CHALLENGE:
Nothing but the lines from the top of the data to the line holding "from bokeh.resources import INLINE" should be printed, word for word and both ends included; leave the pictures out.
* BEGIN DATA SHOWN *
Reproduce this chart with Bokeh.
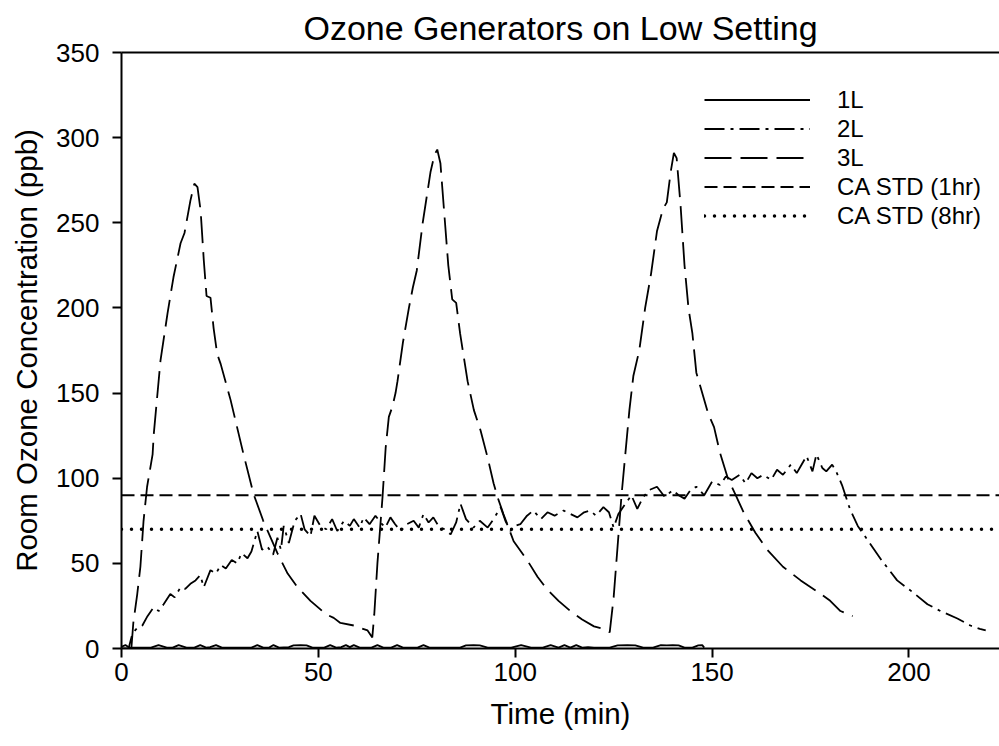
from bokeh.plotting import figure
from bokeh.models import Legend, LegendItem, LinearAxis, FixedTicker, Range1d
from bokeh.embed import file_html
from bokeh.resources import INLINE

# ---------------- data ----------------
title_text = "Ozone Generators on Low Setting"
x_label = "Time (min)"
y_label = "Room Ozone Concentration (ppb)"
x_ticks = [0, 50, 100, 150, 200]
y_ticks = [0, 50, 100, 150, 200, 250, 300, 350]

t_1L = [0, 1, 2, 7.5, 9.4, 11.5, 13, 14.5, 16.5, 18.5, 20, 21.5, 22.5, 24, 25.5,
        33, 34.5, 36, 37.5, 38.6, 40, 42.5, 43.7, 45.5, 47, 48.5, 51.5, 53, 54.5, 55.8,
        57, 58, 59, 60.5, 63.5, 65, 66.5, 68.5, 70, 71.5, 75.2, 76.7, 78.2, 86, 87.5,
        89.4, 91, 93, 99, 101.5, 104, 107, 109, 111, 112.5, 114, 115.5, 117, 118.5, 120,
        124, 126, 128.5, 130.5, 132.5, 135, 137, 138.5, 140, 141.5, 143, 145, 146.5, 147.5, 148]
c_1L = [1, 2, 0.5, 0.5, 2, 0.5, 0.5, 2, 0.5, 0.5, 2, 0.5, 0.8, 2, 0.5,
        0.5, 2, 0.5, 0.5, 2, 0.5, 0.8, 1.8, 2, 1.8, 0.5, 0.5, 2, 0.5, 0.8,
        2, 0.8, 2, 0.5, 0.5, 2, 0.5, 0.5, 2, 0.5, 0.5, 2, 0.5, 0.5, 1.8,
        2, 1.8, 0.5, 0.5, 2, 0.5, 0.5, 2, 0.5, 2, 0.5, 2, 0.5, 0.8, 0.5,
        0.5, 1.8, 2, 1.8, 0.5, 0.5, 2, 1.8, 2, 1.8, 0.5, 0.5, 1.8, 2, 0.5]

t_2L = [0, 1.8, 2.8, 4, 5.3, 6.6, 8.1, 9.5, 10.7, 12.4, 13.5, 15, 16.2, 17.5, 18.8,
        20, 20.9, 22.6, 24, 25.2, 26.5, 28, 29.4, 30.5, 32, 33, 34.5, 35.7, 37, 38.5,
        39.6, 40.5, 41.2, 42.5, 44, 45.5, 46.5, 48, 49, 50.5, 52, 53.5, 54.8, 56.5, 58,
        59, 60.5, 61.5, 63, 64.5, 65.8, 67, 68.3, 69.5, 70.9, 72.5, 74.2, 75.5, 76.7, 78,
        79.2, 80.5, 82, 83.6, 85, 86.1, 87.5, 89.4, 91, 93, 94.5, 96.3, 97.5, 98.8, 100,
        101.3, 103, 104.6, 106.5, 108.2, 110, 112.3, 114, 115.8, 117.5, 119.1, 120.5, 122.4, 123.8, 125,
        126.2, 128, 129.5, 131, 132.5, 134, 136, 138, 140, 141.5, 143, 144.5, 146, 148, 150,
        152, 153.5, 155, 157, 158.5, 160, 161.5, 163, 165, 166.5, 168, 170, 171.5, 172.5, 174,
        175.5, 176.5, 178, 179, 180.5, 181.5, 183, 185, 187, 190, 193, 195, 197, 201, 204.7,
        208, 212.3, 215.6, 218, 219.5]
c_2L = [0, 0, 9, 12, 13.5, 19, 24, 22, 26, 32, 30, 36, 35, 38, 40,
        43, 36, 46, 44, 49, 47, 52, 50, 56, 53, 57, 69, 58, 60, 55,
        65, 58, 72, 62, 75, 79, 70, 66, 78, 72, 70, 76, 69, 75, 72,
        76, 71, 77, 73, 78, 74, 71, 77, 73, 69, 73, 75, 71, 79, 74,
        77, 72, 70, 67, 74, 85, 76, 71, 75, 71, 76, 83, 75, 69, 72,
        73, 78, 81, 76, 80, 78, 81, 79, 77, 80, 81, 78, 83, 80, 71,
        79, 85, 90, 82, 89, 93, 95, 89, 93, 90, 88, 93, 95, 90, 98,
        96, 101, 99, 102, 97, 103, 100, 102, 99, 105, 102, 108, 103, 107, 113,
        104, 114, 106, 104, 108, 104, 96, 82, 72, 62, 52, 46, 40, 33, 26,
        22, 17.6, 13.5, 11.5, 10.6]

t_3L = [2.5, 3, 4, 4.8, 5.6, 6.5, 7.9, 8.2, 9.9, 11.7, 13.2, 15, 16, 17.5, 18.5,
        19.3, 20.1, 20.9, 21.6, 22.6, 23.4, 24.3, 25.2, 27.7, 31, 33.5, 36, 39.6, 42.2, 44.7,
        48, 52, 53.9, 55.6, 59, 62.5, 63.7,
        64.2, 65, 66.3, 67.1, 67.9, 68.8, 69.6, 70.1, 71.5, 73, 74, 75, 76.5, 77.5, 78.5,
        79.5, 80.2, 81, 82, 83, 84, 85, 86, 87.9, 89.5, 91.2, 93, 94.5, 95.5, 97,
        99.6, 103, 105.7, 108, 111, 114, 117, 120, 122.5, 124,
        125, 126, 127, 128, 129, 130, 131.5, 133, 134.5, 136, 137.5, 138.5, 139.5, 140.3, 141,
        142, 143, 144, 145, 146, 147.5, 149, 150.5, 152, 154, 156, 158, 161, 164, 168,
        172.5, 177, 180, 182.6, 185.7]
c_3L = [0, 15, 32, 48, 75, 95, 114, 126, 169, 197, 218, 238, 244, 263, 273,
        271, 257, 228, 207, 206, 188, 173, 167, 146, 114, 91, 75, 56, 44, 36,
        28, 20, 18, 15, 13.5, 10.6, 6.5,
        20, 50, 89, 118, 136, 142, 150, 157, 180, 200, 212, 222, 250, 265, 280,
        290, 293, 285, 255, 225, 205, 203, 185, 157, 140, 128, 112, 97, 89, 79,
        63, 52, 42, 35, 28, 22, 17, 13, 11.5, 9.5,
        30, 60, 90, 115, 140, 160, 175, 200, 220, 245, 258, 262, 280, 291, 288,
        260, 225, 200, 185, 162, 150, 138, 130, 115, 100, 90, 80, 68, 58, 48,
        40, 33, 28, 22, 19]

ca_std_1hr = 90
ca_std_8hr = 70
x_end = 223
y_end = 350

# ---------------- figure ----------------
FONT = "Liberation Sans"

p = figure(width=999, height=740, output_backend="svg", toolbar_location=None,
           x_range=Range1d(0, x_end), y_range=Range1d(0, y_end),
           min_border_left=121, min_border_right=0, min_border_top=52,
           min_border_bottom=92)
p.background_fill_color = "white"
p.border_fill_color = "white"
p.outline_line_color = None
p.xgrid.visible = False
p.ygrid.visible = False

p.title.text = title_text
p.title.align = "center"
p.title.text_font = FONT
p.title.text_font_size = "34px"
p.title.text_font_style = "normal"
p.title.text_color = "black"
p.title.standoff = 12

for ax in (p.xaxis[0], p.yaxis[0]):
    ax.axis_line_width = 2
    ax.axis_line_color = "black"
    ax.major_tick_line_width = 2
    ax.major_tick_line_color = "black"
    ax.major_tick_in = 0
    ax.major_tick_out = 9
    ax.minor_tick_line_color = None
    ax.major_label_text_font = FONT
    ax.major_label_text_font_size = "26px"
    ax.major_label_text_color = "black"
    ax.axis_label_text_font = FONT
    ax.axis_label_text_font_size = "29.5px"
    ax.axis_label_text_font_style = "normal"
    ax.axis_label_text_color = "black"

p.xaxis.ticker = FixedTicker(ticks=x_ticks)
p.yaxis.ticker = FixedTicker(ticks=y_ticks)
p.xaxis.axis_label = x_label
p.yaxis.axis_label = y_label
p.xaxis.major_label_standoff = 5
p.yaxis.major_label_standoff = 13
p.xaxis.axis_label_standoff = 13
p.yaxis.axis_label_standoff = 10

top = LinearAxis(ticker=FixedTicker(ticks=[]), major_label_text_font_size="0px",
                 major_tick_line_color=None, minor_tick_line_color=None,
                 axis_line_width=2, axis_line_color="black")
p.add_layout(top, "above")

r1 = p.line(t_1L, c_1L, line_color="black", line_width=1.8)
r2 = p.line(t_2L, c_2L, line_color="black", line_width=1.8, line_dash="20 6 3 6")
r3 = p.line(t_3L, c_3L, line_color="black", line_width=1.8, line_dash="27 9")
r4 = p.line([0, x_end], [ca_std_1hr, ca_std_1hr], line_color="black", line_width=1.8,
            line_dash="13 6")
r5 = p.line([0, x_end], [ca_std_8hr, ca_std_8hr], line_color="black", line_width=3.5,
            line_dash="0 10", line_cap="round")

legend = Legend(items=[
    LegendItem(label="1L", renderers=[r1]),
    LegendItem(label="2L", renderers=[r2]),
    LegendItem(label="3L", renderers=[r3]),
    LegendItem(label="CA STD (1hr)", renderers=[r4]),
    LegendItem(label="CA STD (8hr)", renderers=[r5]),
], location=(583, 418), glyph_width=106, glyph_height=29, label_height=29,
    spacing=0, padding=0, margin=0, border_line_color=None,
    background_fill_alpha=0, label_standoff=27,
    label_text_font=FONT, label_text_font_size="24px", label_text_color="black")
p.add_layout(legend)

open("out.html", "w").write(file_html(p, INLINE))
* END DATA SHOWN *
FINAL RESULT:
Reproduce this chart with Bokeh.
from bokeh.plotting import figure
from bokeh.models import Legend, LegendItem, LinearAxis, FixedTicker, Range1d
from bokeh.embed import file_html
from bokeh.resources import INLINE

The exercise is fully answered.